Electric vehicles are winning the market share race, but their charging units remain the underappreciated, under-engineered, and underperforming weak link in the transition. Walk into a public charging lot in North America and you’ll see the same thing — rows of hardware meant to be the gas pump of the future, too often sitting idle with an “out of service” sticker or glitching through endless resets. For all the capital poured into EV development, the charging ecosystem still feels like a field experiment.
At Munro & Associates, our teardown lens doesn’t just stop at the vehicle. We study the entire ecosystem of technology surrounding EVs, and charging units stand out as a space where design maturity is lagging far behind adoption curves.
A Patchwork of Standards
The most obvious friction point is standards. Tesla has the North American Charging Standard (NACS), and its Supercharger network sets the gold benchmark for reliability and uptime. The rest of the industry, meanwhile, has fragmented between CCS, CHAdeMO (fading fast), and regional quirks. Every connector design is a statement about politics as much as engineering, and customers feel that pain when one plug works and another doesn’t.
It’s not just connectors. Payment systems vary wildly: swipe, tap, apps, subscriptions, or QR codes that fail in poor lighting. Consumers don’t care about backend politics — they want to plug in and charge, as easily as they swipe a debit card at a gas station. Right now, that isn’t happening.
Reliability — or the Lack Thereof
Reliability statistics are the real indictment. Studies show uptime across many charging networks hovering around 70–80%. Imagine if a gas station pump only worked 4 out of 5 times — consumers would riot. EV drivers, especially in colder climates where range loss is significant, live with real anxiety that their planned charging stop might turn into a wasted detour.

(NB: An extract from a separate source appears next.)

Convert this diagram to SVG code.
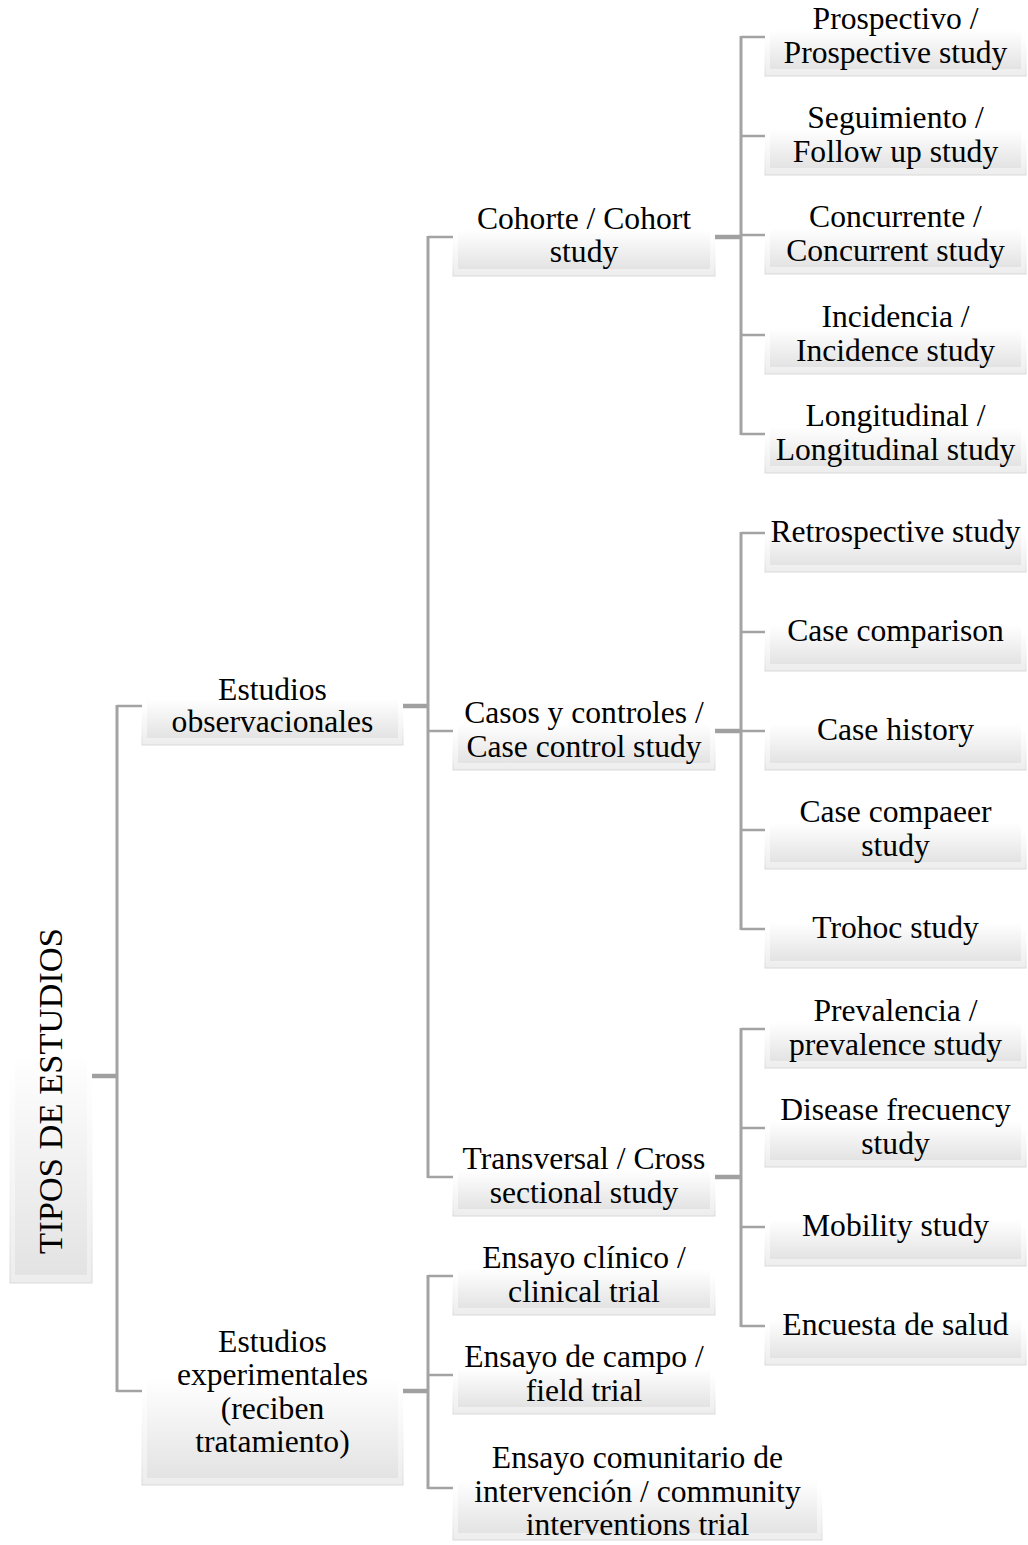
<svg xmlns="http://www.w3.org/2000/svg" width="1028" height="1545" viewBox="0 0 1028 1545">
<defs>
<linearGradient id="gOuter" x1="0" y1="0" x2="0" y2="1">
<stop offset="0" stop-color="#ffffff"/>
<stop offset="0.48" stop-color="#ffffff"/>
<stop offset="1" stop-color="#ededed"/>
</linearGradient>
<linearGradient id="gFace" x1="0" y1="0" x2="0" y2="1">
<stop offset="0" stop-color="#ffffff"/>
<stop offset="0.45" stop-color="#ffffff"/>
<stop offset="1" stop-color="#e3e3e3"/>
</linearGradient>
<linearGradient id="gRim" x1="0" y1="0" x2="0" y2="1">
<stop offset="0" stop-color="#ffffff" stop-opacity="0"/>
<stop offset="0.5" stop-color="#ffffff" stop-opacity="0"/>
<stop offset="1" stop-color="#d9d9d9" stop-opacity="1"/>
</linearGradient>
</defs>
<style>
.bx{fill:url(#gOuter);stroke:url(#gRim);stroke-width:1}
.fc{fill:url(#gFace)}
.t{font-family:"Liberation Serif","Times New Roman",serif;font-size:31.6px;fill:#000;text-anchor:middle}
.tr{font-family:"Liberation Serif","Times New Roman",serif;font-size:34.5px;fill:#000;text-anchor:middle}
.c{stroke:#a3a3a3;stroke-width:3;fill:none}
.cs{stroke:#a3a3a3;stroke-width:2.5;fill:none}
.cp{stroke:#a0a0a0;stroke-width:4.5;fill:none}
</style>

<g id="connectors">
<line class="cp" x1="92" y1="1076" x2="117" y2="1076"/>
<line class="c" x1="117" y1="705" x2="117" y2="1392"/>
<line class="cs" x1="117" y1="706" x2="142" y2="706"/>
<line class="cs" x1="117" y1="1391" x2="142" y2="1391"/>

<line class="cp" x1="403" y1="706" x2="428" y2="706"/>
<line class="c" x1="428" y1="236" x2="428" y2="1178"/>
<line class="cs" x1="428" y1="237" x2="453" y2="237"/>
<line class="cs" x1="428" y1="731" x2="453" y2="731"/>
<line class="cs" x1="428" y1="1177" x2="453" y2="1177"/>

<line class="cp" x1="403" y1="1391" x2="428" y2="1391"/>
<line class="c" x1="428" y1="1275" x2="428" y2="1489"/>
<line class="cs" x1="428" y1="1276" x2="453" y2="1276"/>
<line class="cs" x1="428" y1="1375" x2="453" y2="1375"/>
<line class="cs" x1="428" y1="1488" x2="453" y2="1488"/>

<line class="cp" x1="715" y1="237" x2="741" y2="237"/>
<line class="c" x1="741" y1="36" x2="741" y2="435"/>
<line class="cs" x1="741" y1="37" x2="765" y2="37"/>
<line class="cs" x1="741" y1="136" x2="765" y2="136"/>
<line class="cs" x1="741" y1="235" x2="765" y2="235"/>
<line class="cs" x1="741" y1="335" x2="765" y2="335"/>
<line class="cs" x1="741" y1="434" x2="765" y2="434"/>

<line class="cp" x1="715" y1="731" x2="741" y2="731"/>
<line class="c" x1="741" y1="532" x2="741" y2="930"/>
<line class="cs" x1="741" y1="533" x2="765" y2="533"/>
<line class="cs" x1="741" y1="632" x2="765" y2="632"/>
<line class="cs" x1="741" y1="731" x2="765" y2="731"/>
<line class="cs" x1="741" y1="830" x2="765" y2="830"/>
<line class="cs" x1="741" y1="929" x2="765" y2="929"/>

<line class="cp" x1="715" y1="1177" x2="741" y2="1177"/>
<line class="c" x1="741" y1="1028" x2="741" y2="1327"/>
<line class="cs" x1="741" y1="1029" x2="765" y2="1029"/>
<line class="cs" x1="741" y1="1128" x2="765" y2="1128"/>
<line class="cs" x1="741" y1="1227" x2="765" y2="1227"/>
<line class="cs" x1="741" y1="1326" x2="765" y2="1326"/>
</g>

<g id="root">
<rect class="bx" x="10" y="869" width="82" height="414"/>
<rect class="fc" x="15" y="869" width="72" height="406"/>
<text class="tr" transform="translate(62,1091) rotate(-90)" x="0" y="0">TIPOS DE ESTUDIOS</text>
</g>

<g id="observacionales">
<rect class="bx" x="142" y="667" width="261" height="78"/>
<rect class="fc" x="147" y="667" width="251" height="71"/>
<text class="t" x="272.5" y="700">Estudios</text>
<text class="t" x="272.5" y="732">observacionales</text>
</g>

<g id="experimentales">
<rect class="bx" x="142" y="1297" width="261" height="188"/>
<rect class="fc" x="147" y="1297" width="251" height="181"/>
<text class="t" x="272.5" y="1352">Estudios</text>
<text class="t" x="272.5" y="1385">experimentales</text>
<text class="t" x="272.5" y="1419">(reciben</text>
<text class="t" x="272.5" y="1452">tratamiento)</text>
</g>

<g id="cohorte">
<rect class="bx" x="453" y="198" width="262" height="78"/>
<rect class="fc" x="458" y="198" width="252" height="71"/>
<text class="t" x="584" y="229">Cohorte / Cohort</text>
<text class="t" x="584" y="262">study</text>
</g>

<g id="casos">
<rect class="bx" x="453" y="692" width="262" height="78"/>
<rect class="fc" x="458" y="692" width="252" height="71"/>
<text class="t" x="584" y="723">Casos y controles /</text>
<text class="t" x="584" y="757">Case control study</text>
</g>

<g id="transversal">
<rect class="bx" x="453" y="1138" width="262" height="78"/>
<rect class="fc" x="458" y="1138" width="252" height="71"/>
<text class="t" x="584" y="1169">Transversal / Cross</text>
<text class="t" x="584" y="1203">sectional study</text>
</g>

<g id="clinico">
<rect class="bx" x="453" y="1237" width="262" height="78"/>
<rect class="fc" x="458" y="1237" width="252" height="71"/>
<text class="t" x="584" y="1268">Ensayo clínico /</text>
<text class="t" x="584" y="1302">clinical trial</text>
</g>

<g id="campo">
<rect class="bx" x="453" y="1336" width="262" height="78"/>
<rect class="fc" x="458" y="1336" width="252" height="71"/>
<text class="t" x="584" y="1367">Ensayo de campo /</text>
<text class="t" x="584" y="1401">field trial</text>
</g>

<g id="comunitario">
<rect class="bx" x="453" y="1436" width="369" height="104"/>
<rect class="fc" x="458" y="1436" width="359" height="97"/>
<text class="t" x="637.5" y="1468">Ensayo comunitario de</text>
<text class="t" x="637.5" y="1502">intervención / community</text>
<text class="t" x="637.5" y="1535">interventions trial</text>
</g>

<g id="prospectivo">
<rect class="bx" x="765" y="-2" width="261" height="78"/>
<rect class="fc" x="770" y="-2" width="251" height="71"/>
<text class="t" x="895.5" y="29">Prospectivo /</text>
<text class="t" x="895.5" y="63">Prospective study</text>
</g>

<g id="seguimiento">
<rect class="bx" x="765" y="97" width="261" height="78"/>
<rect class="fc" x="770" y="97" width="251" height="71"/>
<text class="t" x="895.5" y="128">Seguimiento /</text>
<text class="t" x="895.5" y="162">Follow up study</text>
</g>

<g id="concurrente">
<rect class="bx" x="765" y="196" width="261" height="78"/>
<rect class="fc" x="770" y="196" width="251" height="71"/>
<text class="t" x="895.5" y="227">Concurrente /</text>
<text class="t" x="895.5" y="261">Concurrent study</text>
</g>

<g id="incidencia">
<rect class="bx" x="765" y="296" width="261" height="78"/>
<rect class="fc" x="770" y="296" width="251" height="71"/>
<text class="t" x="895.5" y="327">Incidencia /</text>
<text class="t" x="895.5" y="361">Incidence study</text>
</g>

<g id="longitudinal">
<rect class="bx" x="765" y="395" width="261" height="78"/>
<rect class="fc" x="770" y="395" width="251" height="71"/>
<text class="t" x="895.5" y="426">Longitudinal /</text>
<text class="t" x="895.5" y="460">Longitudinal study</text>
</g>

<g id="retrospective">
<rect class="bx" x="765" y="494" width="261" height="78"/>
<rect class="fc" x="770" y="494" width="251" height="71"/>
<text class="t" x="895.5" y="542">Retrospective study</text>
</g>

<g id="casecomparison">
<rect class="bx" x="765" y="593" width="261" height="78"/>
<rect class="fc" x="770" y="593" width="251" height="71"/>
<text class="t" x="895.5" y="641">Case comparison</text>
</g>

<g id="casehistory">
<rect class="bx" x="765" y="692" width="261" height="78"/>
<rect class="fc" x="770" y="692" width="251" height="71"/>
<text class="t" x="895.5" y="740">Case history</text>
</g>

<g id="casecompaeer">
<rect class="bx" x="765" y="791" width="261" height="78"/>
<rect class="fc" x="770" y="791" width="251" height="71"/>
<text class="t" x="895.5" y="822">Case compaeer</text>
<text class="t" x="895.5" y="856">study</text>
</g>

<g id="trohoc">
<rect class="bx" x="765" y="890" width="261" height="78"/>
<rect class="fc" x="770" y="890" width="251" height="71"/>
<text class="t" x="895.5" y="938">Trohoc study</text>
</g>

<g id="prevalencia">
<rect class="bx" x="765" y="990" width="261" height="78"/>
<rect class="fc" x="770" y="990" width="251" height="71"/>
<text class="t" x="895.5" y="1021">Prevalencia /</text>
<text class="t" x="895.5" y="1055">prevalence study</text>
</g>

<g id="disease">
<rect class="bx" x="765" y="1089" width="261" height="78"/>
<rect class="fc" x="770" y="1089" width="251" height="71"/>
<text class="t" x="895.5" y="1120">Disease frecuency</text>
<text class="t" x="895.5" y="1154">study</text>
</g>

<g id="mobility">
<rect class="bx" x="765" y="1188" width="261" height="78"/>
<rect class="fc" x="770" y="1188" width="251" height="71"/>
<text class="t" x="895.5" y="1236">Mobility study</text>
</g>

<g id="encuesta">
<rect class="bx" x="765" y="1287" width="261" height="78"/>
<rect class="fc" x="770" y="1287" width="251" height="71"/>
<text class="t" x="895.5" y="1335">Encuesta de salud</text>
</g>
</svg>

This is a design and manufacturing challenge, not a consumer patience challenge. Connectors are often exposed to weather without sufficient sealing. Screens and payment systems fail under sunlight glare or cold stress. Power modules are stressed by thermal cycling and inadequate cooling. Many chargers are being treated like consumer electronics rather than critical infrastructure, and the results show it.
Power Wars: Fast vs. Practical
Another point: the industry is obsessed with chasing maximum charging speed, sometimes at the expense of what most drivers actually need. Yes, 350 kW DC fast charging makes headlines. But most drivers don’t live their lives on long-haul road trips; they want reliable, moderately fast charging at predictable locations—workplaces, grocery stores, apartment complexes.
The fixation on ultra-fast charging has created a two-tier infrastructure: Tesla drivers get a balance of placement and power, while the rest are left with either slow, scattered Level 2s or headline-grabbing but fragile “fast chargers” that rarely deliver their rated output. If lean design teaches us anything, it’s that function matched to use-case beats spec-sheet overkill every time.
The Opportunity for Lean Engineering
This is where Munro’s perspective matters. Teardowns reveal that charging units are filled with redundant modules, overly complex cooling systems, and off-the-shelf components never meant for constant outdoor duty. There’s an urgent opportunity for leaner, more reliable design:
- Simplify electronics modules to minimize points of failure.
- Improve sealing and weather protection to automotive-grade standards.
- Standardize payment and software protocols so the user experience isn’t a lottery.
- Design with serviceability in mind—chargers should be as easy to repair as swapping a module, not a multi-hour ordeal.
The industry is in its adolescence, with multiple design philosophies colliding. But the lesson from EV powertrains applies here: the winner isn’t the flashiest, it’s the most manufacturable, reliable, and cost-effective design scaled across millions of units.
A Reality Check
Right now, charging units are where EVs themselves were 10–15 years ago: full of promise, but frustrating in practice. Until reliability, standardization, and leaner engineering become the focus, EV adoption will be slowed not by consumer demand, but by the weakest link in the chain — the charger.
The message is simple: automakers can’t outsource this forever. Tesla proved that by building its own charging ecosystem. If the rest of the industry expects parity, they can’t keep waiting on third-party networks patching together semi-reliable solutions. Either OEMs start tearing down, designing, and standardizing their own charging hardware, or they risk leaving their customers stranded on the side of the road.
The charging unit is no longer “infrastructure.” It’s part of the vehicle experience, as critical as a drivetrain or a steering rack. Treat it with anything less than that seriousness, and the EV transition falters.
Conclusion: Time to Tear Down the Status Quo
EV charging units are at a crossroads. Reliability lags, standards fracture, and consumer trust wavers. But lean design principles can change that story. Strip complexity, design for serviceability, and build like it’s infrastructure — not a gadget. At Munro & Associates, we’ve learned that every overlooked part in a system eventually becomes the bottleneck. Today, that bottleneck is the charger.
The fix isn’t more hype about 350 kW. The fix is building chargers that work, every time, for everyone. Until then, the EV revolution will run not on electricity, but on patience — and patience is a finite resource.